El amor es compromiso. Compromiso elegido por partes involucradas que consideran que lo que pueden crear en común, es mejor de lo que son capaces por separado. Y, aunque hay muchos tipos de amores, adquiera este la forma que adquiera, en esencia, su definición sigue siendo la misma.

bell hooks habla de los beneficios a nivel social y político que pueden resultar de construir desde lo que ella llama la “ética del amor” y defiende, tanto en esta obra que mencionaba anteriormente, como en su amplia trayectoria como activista feminista, que el amor requiere de un cuidado diario. También el cuidado de nuestra democracia, que, si queréis, podemos aquí entender como amor a lo común, a lo compartido, está gritando que lo necesita.
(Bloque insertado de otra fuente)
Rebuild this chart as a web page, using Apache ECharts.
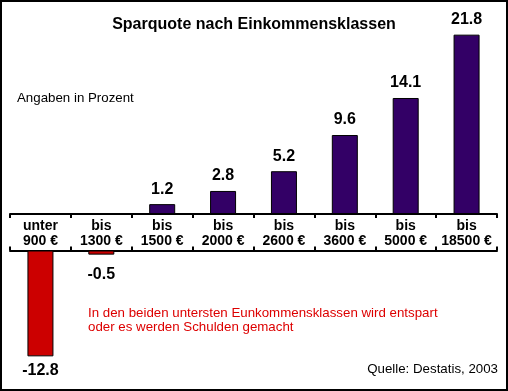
<!DOCTYPE html>
<html>
<head>
<meta charset="utf-8">
<script src="https://cdn.jsdelivr.net/npm/echarts@6/dist/echarts.min.js"></script>
<style>
html,body{margin:0;padding:0;background:#fff;}
#c{width:508px;height:391px;}
</style>
</head>
<body>
<div id="c"></div>
<script>
const categories = ['unter\n900 €', 'bis\n1300 €', 'bis\n1500 €', 'bis\n2000 €', 'bis\n2600 €', 'bis\n3600 €', 'bis\n5000 €', 'bis\n18500 €'];
const savingsRate = [-12.8, -0.5, 1.2, 2.8, 5.2, 9.6, 14.1, 21.8];
const titleText = 'Sparquote nach Einkommensklassen';
const unitText = 'Angaben in Prozent';
const noteLines = ['In den beiden untersten Eunkommensklassen wird entspart', 'oder es werden Schulden gemacht'];
const sourceText = 'Quelle: Destatis, 2003';

const FONT = '"Liberation Sans", Arial, sans-serif';
const positive = savingsRate.map(v => v > 0 ? v : '-');
const negative = savingsRate.map(v => v < 0 ? {
  value: v,
  label: { distance: v > -2 ? 12 : 6 }
} : '-');

const chart = echarts.init(document.getElementById('c'), null, { renderer: 'canvas' });
chart.setOption({
  animation: false,
  backgroundColor: '#fff',
  title: {
    text: titleText,
    left: 'center',
    top: 12,
    textStyle: { fontFamily: FONT, fontSize: 16, fontWeight: 'bold', color: '#000' }
  },
  grid: [
    { left: 10, right: 11, top: 33, bottom: 177 },
    { left: 10, right: 11, top: 250.5, bottom: 33 }
  ],
  xAxis: [
    {
      gridIndex: 0, type: 'category', data: categories, position: 'bottom',
      boundaryGap: true,
      axisLine: { show: true, lineStyle: { color: '#000', width: 2 } },
      axisTick: { show: true, length: 4, lineStyle: { color: '#000', width: 2 } },
      axisLabel: {
        show: true, margin: 5, interval: 0,
        fontFamily: FONT, fontSize: 14, fontWeight: 'bold', color: '#000', lineHeight: 14.5
      }
    },
    {
      gridIndex: 1, type: 'category', data: categories, position: 'top',
      boundaryGap: true,
      axisLine: { show: true, lineStyle: { color: '#000', width: 2 } },
      axisTick: { show: true, length: 4, lineStyle: { color: '#000', width: 2 } },
      axisLabel: { show: false }
    }
  ],
  yAxis: [
    { gridIndex: 0, type: 'value', min: 0, max: 22, show: false, splitLine: { show: false } },
    { gridIndex: 1, type: 'value', min: -13, max: 0, show: false, splitLine: { show: false } }
  ],
  series: [
    {
      type: 'bar', xAxisIndex: 0, yAxisIndex: 0, data: positive, barWidth: 26,
      itemStyle: { color: '#330066', borderColor: '#000', borderWidth: 1 },
      label: {
        show: true, position: 'top', distance: 7,
        fontFamily: FONT, fontSize: 16, fontWeight: 'bold', color: '#000'
      }
    },
    {
      type: 'bar', xAxisIndex: 1, yAxisIndex: 1, data: negative, barWidth: 26,
      itemStyle: { color: '#CC0000', borderColor: '#000', borderWidth: 1 },
      label: {
        show: true, position: 'bottom', distance: 6,
        fontFamily: FONT, fontSize: 16, fontWeight: 'bold', color: '#000'
      }
    }
  ],
  graphic: [
    {
      type: 'rect', shape: { x: 1, y: 1, width: 506, height: 389 },
      style: { fill: 'none', stroke: '#000', lineWidth: 2 }, silent: true
    },
    {
      type: 'text', left: 17, top: 92,
      style: { text: unitText, font: '13.3px ' + FONT, fill: '#000' }
    },
    {
      type: 'text', left: 88, top: 306,
      style: { text: noteLines.join('\n'), font: '13.3px ' + FONT, fill: '#DD0000', lineHeight: 14.5 }
    },
    {
      type: 'text', right: 10, top: 363,
      style: { text: sourceText, font: '13.3px ' + FONT, fill: '#000' }
    }
  ]
});
</script>
</body>
</html>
Hemos viajado muchos kilómetros para ilustrar los peligros a los que ya se enfrenta aquella sociedad y su sistema democrático, pero en nuestro continente y nuestro propio país una sombra de rasgos similares ha llegado y nuestra respuesta no debería ser la misma. No podemos decir que no lo vimos venir. Abandonar es siempre más cómodo que arreglar. Cuidar y curar suponen hacerse con una responsabilidad que puede imponer y que podemos dudar (legítimamente) de si estamos preparados para afrontar. Lo único claro es la evidencia que prueba los terribles daños que vendrán de elegir las opciones a priori más cómodas. En nuestras relaciones personales y en nuestra relación con nuestro sistema democrático.

Podemos seguir adelante, pretendiendo que aquí no esté pasando nada. O si queréis, lo hablamos.